Advances in technology and increased international fiscal co-operation have made global personal tax compliance initiatives pop up in abundance in recent years. To compound the issue, the Russian invasion of Ukraine and the corresponding economic fallout prompted domestic governments to increase transparency in relation to investments held by wealthy foreign individuals (with a focus on oligarchs).

In the UK, in the context of the cost-of-living crisis, public opinion certainly seems to be in favour of increased accountability for high-net-worth individuals (eg, on 9 October 2022, 63% of Britons surveyed thought that “the rich are not paying enough and their taxes should be increased”).1

HMRC is one of the most sophisticated tax collection authorities in the world and the department is making significant investments in technology in the field of compliance work; they are well placed to take advantage of new international efforts to increase tax compliance, particularly considering the already extensive network of 130 bilateral tax treaties in the UK (the largest in the world).2 The UK was also a founding member of the OECD’s Joint International Taskforce on Shared Intelligence and Collaboration (JITSIC) forum.
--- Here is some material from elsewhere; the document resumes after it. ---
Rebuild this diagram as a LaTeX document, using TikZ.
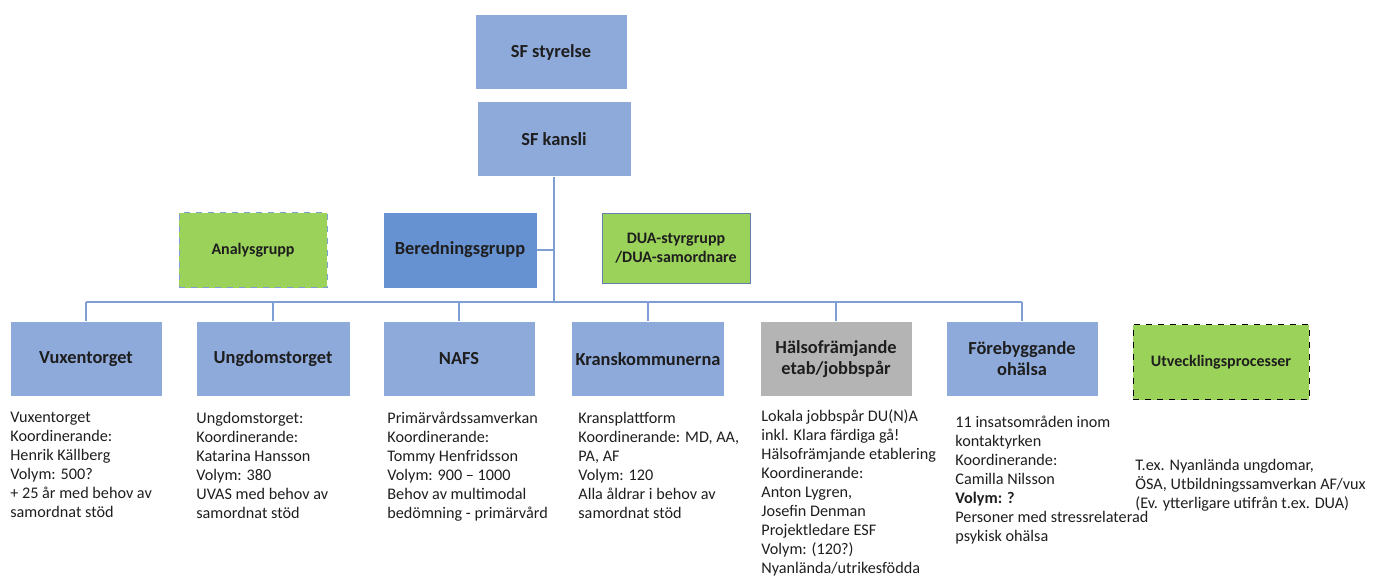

This article discusses the main developments in support of the increased focus on international transparency and personal tax compliance in the UK. There are other international fiscal initiatives, particularly in the field of corporate taxation, but such initiatives are beyond the scope of this article.

It should be noted that a somewhat piecemeal approach, with constant tinkering makes compliance difficult for the taxpayer and is often criticised for lacking the certainty that a stable tax system needs to thrive.